§ **Exercise aim**:
Each line of the material must be repeated precisely, with the pictures left out.

** Begin Data provided **

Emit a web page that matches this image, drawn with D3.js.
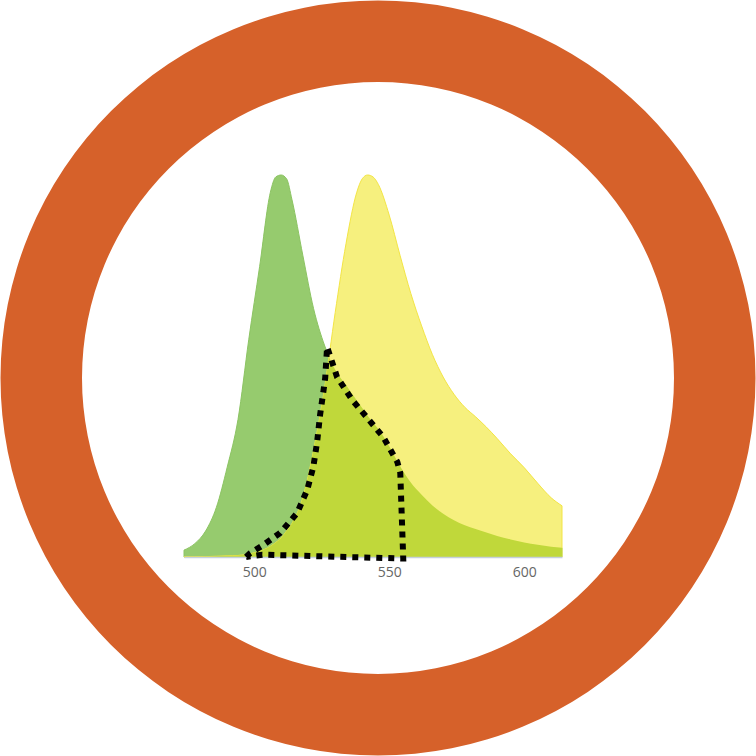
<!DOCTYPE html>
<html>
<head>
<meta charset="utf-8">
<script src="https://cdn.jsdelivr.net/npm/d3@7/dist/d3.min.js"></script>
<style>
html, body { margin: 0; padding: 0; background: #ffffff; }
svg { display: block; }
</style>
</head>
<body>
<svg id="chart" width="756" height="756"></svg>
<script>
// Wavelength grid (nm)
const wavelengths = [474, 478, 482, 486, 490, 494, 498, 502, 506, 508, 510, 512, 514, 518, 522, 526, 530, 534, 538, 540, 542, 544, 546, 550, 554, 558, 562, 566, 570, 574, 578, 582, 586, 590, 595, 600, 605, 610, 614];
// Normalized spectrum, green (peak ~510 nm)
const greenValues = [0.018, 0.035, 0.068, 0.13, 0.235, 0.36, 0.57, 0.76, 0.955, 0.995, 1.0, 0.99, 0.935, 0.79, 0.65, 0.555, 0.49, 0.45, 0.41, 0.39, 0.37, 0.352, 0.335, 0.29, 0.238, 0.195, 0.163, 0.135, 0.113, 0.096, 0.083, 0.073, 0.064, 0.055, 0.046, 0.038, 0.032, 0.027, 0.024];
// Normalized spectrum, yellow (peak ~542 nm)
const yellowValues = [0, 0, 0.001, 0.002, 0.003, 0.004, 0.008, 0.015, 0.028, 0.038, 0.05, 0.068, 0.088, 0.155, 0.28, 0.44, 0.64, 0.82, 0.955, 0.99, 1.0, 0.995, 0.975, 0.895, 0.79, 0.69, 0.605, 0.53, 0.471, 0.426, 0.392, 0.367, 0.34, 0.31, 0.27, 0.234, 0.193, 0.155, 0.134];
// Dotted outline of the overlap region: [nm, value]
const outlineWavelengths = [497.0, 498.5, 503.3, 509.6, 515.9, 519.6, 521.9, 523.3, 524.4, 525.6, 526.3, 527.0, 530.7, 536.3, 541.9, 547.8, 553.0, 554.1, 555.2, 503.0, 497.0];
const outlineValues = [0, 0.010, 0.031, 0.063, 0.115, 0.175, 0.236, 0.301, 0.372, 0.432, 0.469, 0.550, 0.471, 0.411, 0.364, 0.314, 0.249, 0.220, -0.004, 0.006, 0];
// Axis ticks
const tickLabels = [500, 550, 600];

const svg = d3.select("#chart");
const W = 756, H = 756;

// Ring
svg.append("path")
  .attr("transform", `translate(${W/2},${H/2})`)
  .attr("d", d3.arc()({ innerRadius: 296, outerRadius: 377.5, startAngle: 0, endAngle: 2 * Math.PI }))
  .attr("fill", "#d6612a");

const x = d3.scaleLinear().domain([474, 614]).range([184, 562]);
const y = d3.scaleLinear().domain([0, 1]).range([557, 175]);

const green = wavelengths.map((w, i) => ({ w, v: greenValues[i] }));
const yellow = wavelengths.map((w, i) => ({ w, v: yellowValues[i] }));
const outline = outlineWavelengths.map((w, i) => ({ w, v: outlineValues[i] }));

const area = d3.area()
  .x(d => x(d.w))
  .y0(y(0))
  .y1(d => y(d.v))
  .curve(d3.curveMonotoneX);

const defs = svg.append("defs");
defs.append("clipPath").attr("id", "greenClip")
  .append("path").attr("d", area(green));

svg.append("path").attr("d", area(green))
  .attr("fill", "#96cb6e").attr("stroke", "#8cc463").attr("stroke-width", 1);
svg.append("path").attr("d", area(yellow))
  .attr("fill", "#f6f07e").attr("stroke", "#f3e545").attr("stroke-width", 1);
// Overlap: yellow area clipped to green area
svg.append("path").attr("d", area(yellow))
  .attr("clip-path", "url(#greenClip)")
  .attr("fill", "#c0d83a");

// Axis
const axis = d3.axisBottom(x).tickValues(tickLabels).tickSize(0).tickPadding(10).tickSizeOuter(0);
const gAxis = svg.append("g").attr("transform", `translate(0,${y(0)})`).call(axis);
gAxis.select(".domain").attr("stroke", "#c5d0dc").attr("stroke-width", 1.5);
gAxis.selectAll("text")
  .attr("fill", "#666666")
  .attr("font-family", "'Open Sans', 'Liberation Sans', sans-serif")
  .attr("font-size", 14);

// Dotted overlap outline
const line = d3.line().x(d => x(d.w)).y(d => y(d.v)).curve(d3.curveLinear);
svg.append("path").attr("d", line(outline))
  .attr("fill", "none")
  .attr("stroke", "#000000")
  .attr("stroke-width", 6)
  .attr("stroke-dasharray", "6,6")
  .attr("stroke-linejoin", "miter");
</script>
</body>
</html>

** End Data provided **

§ **Written response**:
Emit a web page that matches this image, drawn with D3.js.
<!DOCTYPE html>
<html>
<head>
<meta charset="utf-8">
<script src="https://cdn.jsdelivr.net/npm/d3@7/dist/d3.min.js"></script>
<style>
html, body { margin: 0; padding: 0; background: #ffffff; }
svg { display: block; }
</style>
</head>
<body>
<svg id="chart" width="756" height="756"></svg>
<script>
// Wavelength grid (nm)
const wavelengths = [474, 478, 482, 486, 490, 494, 498, 502, 506, 508, 510, 512, 514, 518, 522, 526, 530, 534, 538, 540, 542, 544, 546, 550, 554, 558, 562, 566, 570, 574, 578, 582, 586, 590, 595, 600, 605, 610, 614];
// Normalized spectrum, green (peak ~510 nm)
const greenValues = [0.018, 0.035, 0.068, 0.13, 0.235, 0.36, 0.57, 0.76, 0.955, 0.995, 1.0, 0.99, 0.935, 0.79, 0.65, 0.555, 0.49, 0.45, 0.41, 0.39, 0.37, 0.352, 0.335, 0.29, 0.238, 0.195, 0.163, 0.135, 0.113, 0.096, 0.083, 0.073, 0.064, 0.055, 0.046, 0.038, 0.032, 0.027, 0.024];
// Normalized spectrum, yellow (peak ~542 nm)
const yellowValues = [0, 0, 0.001, 0.002, 0.003, 0.004, 0.008, 0.015, 0.028, 0.038, 0.05, 0.068, 0.088, 0.155, 0.28, 0.44, 0.64, 0.82, 0.955, 0.99, 1.0, 0.995, 0.975, 0.895, 0.79, 0.69, 0.605, 0.53, 0.471, 0.426, 0.392, 0.367, 0.34, 0.31, 0.27, 0.234, 0.193, 0.155, 0.134];
// Dotted outline of the overlap region: [nm, value]
const outlineWavelengths = [497.0, 498.5, 503.3, 509.6, 515.9, 519.6, 521.9, 523.3, 524.4, 525.6, 526.3, 527.0, 530.7, 536.3, 541.9, 547.8, 553.0, 554.1, 555.2, 503.0, 497.0];
const outlineValues = [0, 0.010, 0.031, 0.063, 0.115, 0.175, 0.236, 0.301, 0.372, 0.432, 0.469, 0.550, 0.471, 0.411, 0.364, 0.314, 0.249, 0.220, -0.004, 0.006, 0];
// Axis ticks
const tickLabels = [500, 550, 600];

const svg = d3.select("#chart");
const W = 756, H = 756;

// Ring
svg.append("path")
  .attr("transform", `translate(${W/2},${H/2})`)
  .attr("d", d3.arc()({ innerRadius: 296, outerRadius: 377.5, startAngle: 0, endAngle: 2 * Math.PI }))
  .attr("fill", "#d6612a");

const x = d3.scaleLinear().domain([474, 614]).range([184, 562]);
const y = d3.scaleLinear().domain([0, 1]).range([557, 175]);

const green = wavelengths.map((w, i) => ({ w, v: greenValues[i] }));
const yellow = wavelengths.map((w, i) => ({ w, v: yellowValues[i] }));
const outline = outlineWavelengths.map((w, i) => ({ w, v: outlineValues[i] }));

const area = d3.area()
  .x(d => x(d.w))
  .y0(y(0))
  .y1(d => y(d.v))
  .curve(d3.curveMonotoneX);

const defs = svg.append("defs");
defs.append("clipPath").attr("id", "greenClip")
  .append("path").attr("d", area(green));

svg.append("path").attr("d", area(green))
  .attr("fill", "#96cb6e").attr("stroke", "#8cc463").attr("stroke-width", 1);
svg.append("path").attr("d", area(yellow))
  .attr("fill", "#f6f07e").attr("stroke", "#f3e545").attr("stroke-width", 1);
// Overlap: yellow area clipped to green area
svg.append("path").attr("d", area(yellow))
  .attr("clip-path", "url(#greenClip)")
  .attr("fill", "#c0d83a");

// Axis
const axis = d3.axisBottom(x).tickValues(tickLabels).tickSize(0).tickPadding(10).tickSizeOuter(0);
const gAxis = svg.append("g").attr("transform", `translate(0,${y(0)})`).call(axis);
gAxis.select(".domain").attr("stroke", "#c5d0dc").attr("stroke-width", 1.5);
gAxis.selectAll("text")
  .attr("fill", "#666666")
  .attr("font-family", "'Open Sans', 'Liberation Sans', sans-serif")
  .attr("font-size", 14);

// Dotted overlap outline
const line = d3.line().x(d => x(d.w)).y(d => y(d.v)).curve(d3.curveLinear);
svg.append("path").attr("d", line(outline))
  .attr("fill", "none")
  .attr("stroke", "#000000")
  .attr("stroke-width", 6)
  .attr("stroke-dasharray", "6,6")
  .attr("stroke-linejoin", "miter");
</script>
</body>
</html>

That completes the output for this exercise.